= Supreme Yazidi Spiritual Council =

The Supreme Yazidi Spiritual Council or the Council of Wise Men (also called Civata Ruhanî or Meclisa Ruhanî) is a council made up of Yazidi dignitaries that deals with the religious and secular affairs of the Yazidis.

== Role ==
The Supreme Yazidi Spiritual Council, headquartered at Lalish, is described in its own correspondence as "the highest religious authority of the Yazidi religion in the world”, with authority extending to Yazidis in Iraq and the diaspora. The Mîr, as leader of the Council, acts as "the head of the Yezidians throughout the world," combining religious and political authority, with his rights historically acknowledged even by the Ottoman Sultan and later given official recognition by the Iraqi state. The Mîr's duties include leadership and worldwide representation of the Yazidis, renovating and building holy sites at Lalish (funded from Lalish/Tawis revenues), assisting poor and needy Yazidis, and resolving disputes and problems (including intertribal
disputes).

The two top offices maintain a reciprocal relationship: the Mîr confirms and appoints the Extiyarê Mergehê (the Baba Sheikh in his capacity as head of the clergy); in turn, the Extiyarê Mergehê blesses a crown prince to be the new Mîr.

The Council has no adopted constitution.

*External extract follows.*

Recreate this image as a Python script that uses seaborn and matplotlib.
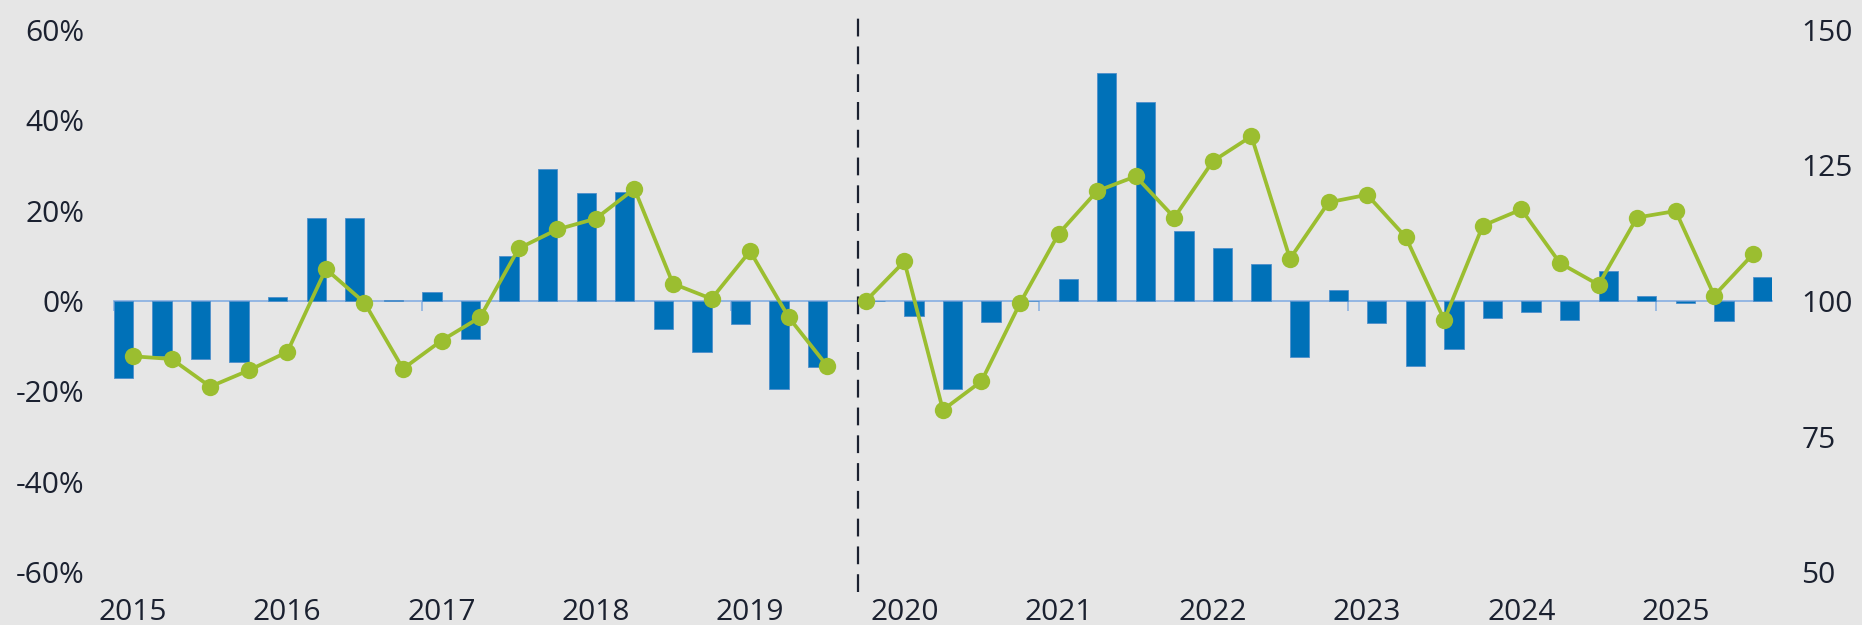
#!/usr/bin/env python3
"""Quarterly change (bars, left axis) and index level (line, right axis), 2015-2025."""
import pandas as pd
import seaborn as sns
import matplotlib.pyplot as plt
from matplotlib.ticker import FuncFormatter

# quarters 2015Q1 .. 2025Q3 (43 positions)
QUARTERS = [f"{y}Q{q}" for y in range(2015, 2026) for q in range(1, 5)][:43]

# bars: change in % (left axis); pre-break and post-break series
CHANGE_PRE = [-17.0, -12.2, -12.9, -13.5, 0.8, 18.4, 18.3, 0.2, 2.1, -8.4,
              9.9, 29.3, 24.0, 24.1, -6.2, -11.3, -5.1, -19.4, -14.7]
CHANGE_POST = [0.0, -3.4, -19.4, -4.7, 0.0, 4.8, 50.5, 44.0, 15.5, 11.8,
               8.3, -12.4, 2.4, -4.9, -14.4, -10.6, -3.7, -2.4, -4.2, 6.6,
               1.1, -0.4, -4.5, 5.3]

# line: index level (right axis)
INDEX_PRE = [89.8, 89.3, 84.2, 87.2, 90.6, 105.9, 99.7, 87.5, 92.7, 97.0,
             109.7, 113.2, 115.2, 120.7, 103.2, 100.4, 109.2, 97.0, 88.0]
INDEX_POST = [100.0, 107.3, 79.9, 85.2, 99.6, 112.4, 120.3, 123.0, 115.4, 125.8,
              130.4, 107.8, 118.2, 119.6, 111.8, 96.5, 113.9, 116.9, 107.0, 103.0,
              115.4, 116.6, 101.0, 108.6]

YEAR_LABELS = [str(y) for y in range(2015, 2026)]
LEFT_TICKS = [-60, -40, -20, 0, 20, 40, 60]
RIGHT_TICKS = [50, 75, 100, 125, 150]
BREAK_AT = 18.8  # position of dashed separator (in quarter units)

BLUE = '#0071B8'
GREEN = '#9BBE30'
BG = '#E6E6E6'
TXT = '#1B2130'
AXLINE = '#8DB3E2'

sns.set_theme(style="white")
plt.rcParams['font.family'] = ['Open Sans', 'DejaVu Sans']

n_pre = len(CHANGE_PRE)
bars = pd.DataFrame({
    'quarter': QUARTERS,
    'change': CHANGE_PRE + CHANGE_POST,
    'period': ['pre'] * n_pre + ['post'] * len(CHANGE_POST),
})
line = pd.DataFrame({
    'pos': list(range(len(QUARTERS))),
    'index': INDEX_PRE + INDEX_POST,
    'segment': ['pre'] * len(INDEX_PRE) + ['post'] * len(INDEX_POST),
})

fig = plt.figure(figsize=(18.62, 6.25), dpi=100, facecolor=BG)
ax = fig.add_axes([0.0611, 0.0848, 0.8906, 0.8672])
ax.set_facecolor(BG)

sns.barplot(data=bars, x='quarter', y='change', hue='period', order=QUARTERS,
            hue_order=['pre', 'post'], palette=[BLUE, BLUE], saturation=1,
            width=1.0, dodge=True, edgecolor='#4F8FCB', linewidth=0.6,
            legend=False, ax=ax)

ax.set_xlim(-0.5, len(QUARTERS) - 0.5)
ax.set_ylim(-60, 60)
ax.set_yticks(LEFT_TICKS)
ax.yaxis.set_major_formatter(FuncFormatter(lambda v, p: f"{v:.0f}%"))
ax.set_xticks(range(0, len(QUARTERS), 4))
ax.set_xticklabels(YEAR_LABELS)
ax.set_xlabel('')
ax.set_ylabel('')
ax.tick_params(axis='y', length=0, pad=21, labelsize=21.5, labelcolor=TXT)
ax.tick_params(axis='x', length=0, pad=19, labelsize=21.5, labelcolor=TXT)
for s in ax.spines.values():
    s.set_visible(False)

# zero line with small category ticks every 8 quarters
zero = ax.secondary_xaxis(0.5)
zero.set_xticks([p - 0.5 for p in range(0, len(QUARTERS), 8)])
zero.set_xticklabels([])
zero.xaxis.set_ticks_position('bottom')
zero.tick_params(axis='x', direction='out', length=7, width=1.2, color=AXLINE)
for side in ('top', 'bottom'):
    zero.spines[side].set_color(AXLINE)
    zero.spines[side].set_linewidth(1.3)
for side in ('left', 'right'):
    zero.spines[side].set_visible(False)

# dashed separator between the two periods
ax.axvline(BREAK_AT, ymin=-0.037, ymax=1.035, clip_on=False, color=TXT,
           linestyle=(0, (8, 4.5)), linewidth=1.6)

ax2 = ax.twinx()
sns.lineplot(data=line, x='pos', y='index', units='segment', estimator=None,
             color=GREEN, linewidth=2.7, marker='o', markersize=12.5,
             markeredgewidth=0, ax=ax2)
ax2.set_ylim(50, 150)
ax2.set_yticks(RIGHT_TICKS)
ax2.set_ylabel('')
ax2.tick_params(axis='y', length=0, pad=21, labelsize=21.5, labelcolor=TXT)
for s in ax2.spines.values():
    s.set_visible(False)

fig.savefig('out.png', dpi=100, facecolor=BG)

A 2018 letter from the YSCG—addressed to the Council, Mîr Tehsîn Beg, and the Baba Sheikh—described the Council as lacking internal regulations, a defined division of duties among its members, and mechanisms for consulting Yazidi religious scholars outside Iraq. The letter proposed a twelve-point reform programme, including reorganisation, term limits on political involvement, and regular annual sessions. The Council did not formally respond to this letter.

In 2019, the YSCG submitted a draft Constitution of the World Yezidi Community that would have formally defined the Council's composition, powers, and procedures. Council representatives verbally committed in April 2019 to review the draft, but no formal response followed. This, combined with leadership disputes following the deaths of Mîr Tehsîn Beg (2019) and Baba Sheikh Khurto Hajji Ismail (2020), led the YSCG to declare unilateral autonomy while continuing to recognise the Lalish council as "first among the Yezidi Councils, but not the superior one."

== Meetings ==
The meetings are traditionally held in Lalish. All Yazidi leading clerics from Sheikhan, some Yazidi tribal leaders and some Yazidi village elders also occasionally attend the meetings.